- 1 28-ounce can diced tomatoes (regular or with diced green chiles), undrained
- 2 red bell peppers, sliced 1/2 inch thick
- 1 onion, cut into 8 wedges
- 1/2 cup sundried tomatoes (I used my Mom's home-dried ones!)
- 2 teaspoons dried oregano
- 1 teaspoon ground cumin
- 1 teaspoon chili powder
- kosher salt and black pepper
- 1 1/2 pounds flank steak, cut crosswise into thirds (or chuck roast, which is what I used)
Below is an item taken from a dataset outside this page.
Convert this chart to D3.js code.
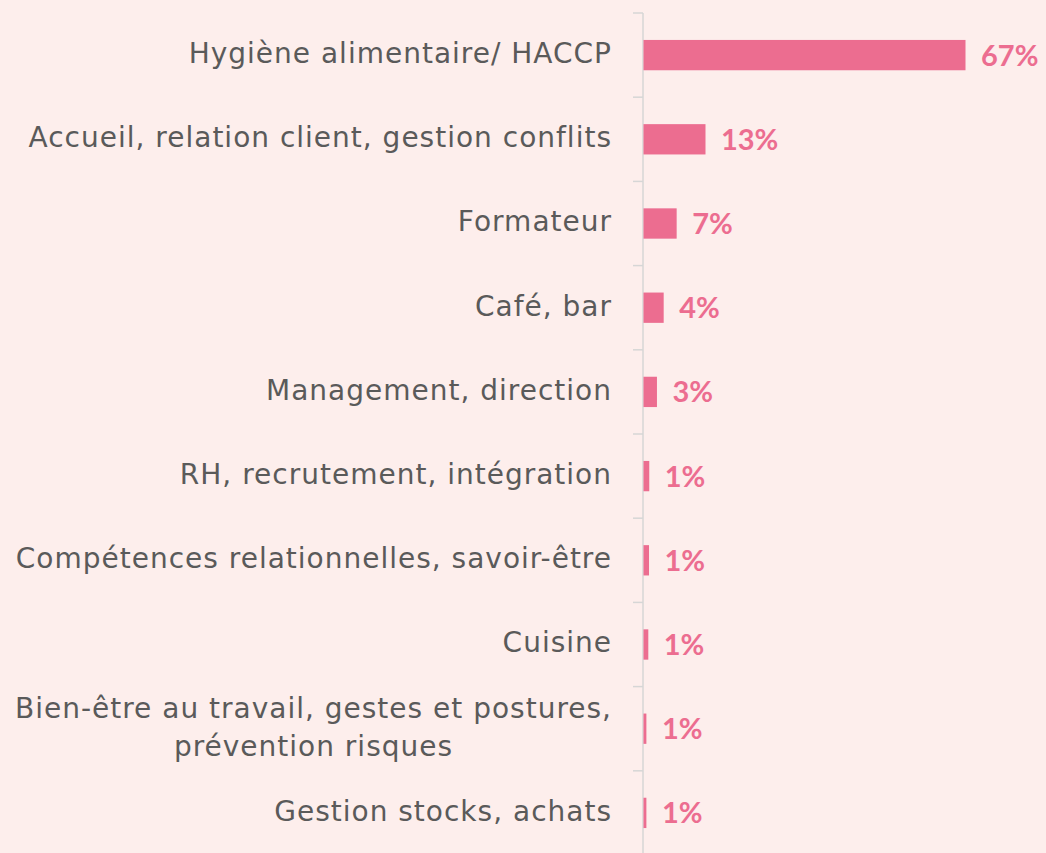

- 1 cup long-grain white rice
- 1 avocado, sliced
- 1/4 cup fresh cilantro leaves
- lowfat sour cream
- Sriracha sauce, if you like it hot!
- In a 5- to 6-quart slow cooker, combine the tomatoes, bell peppers, onion, oregano, cumin, 1½ teaspoons salt, and ¼ teaspoon pepper. Nestle the steak among the vegetables. Cook, covered, until the meat is tender and pulls apart easily, on high for 4 to 5 hours or on low for 7 to 8 hours. (I doubled the recipe and couldn't fit it all in my crockpot, so I made half the recipe on the stove in a heavy stockpot. Brown the beef in a bit of olive oil on med-high for a few seconds on each side, reduce to low and add all other ingredients and simmer over low heat for 2.5-3 hours.)
- Twenty-five minutes before serving, cook the rice according to the package directions.
- Using two forks, shred the beef and mix it into the cooking liquid. Serve with the rice and top with the avocado, sour cream, cilantro and Sriracha sauce, if desired.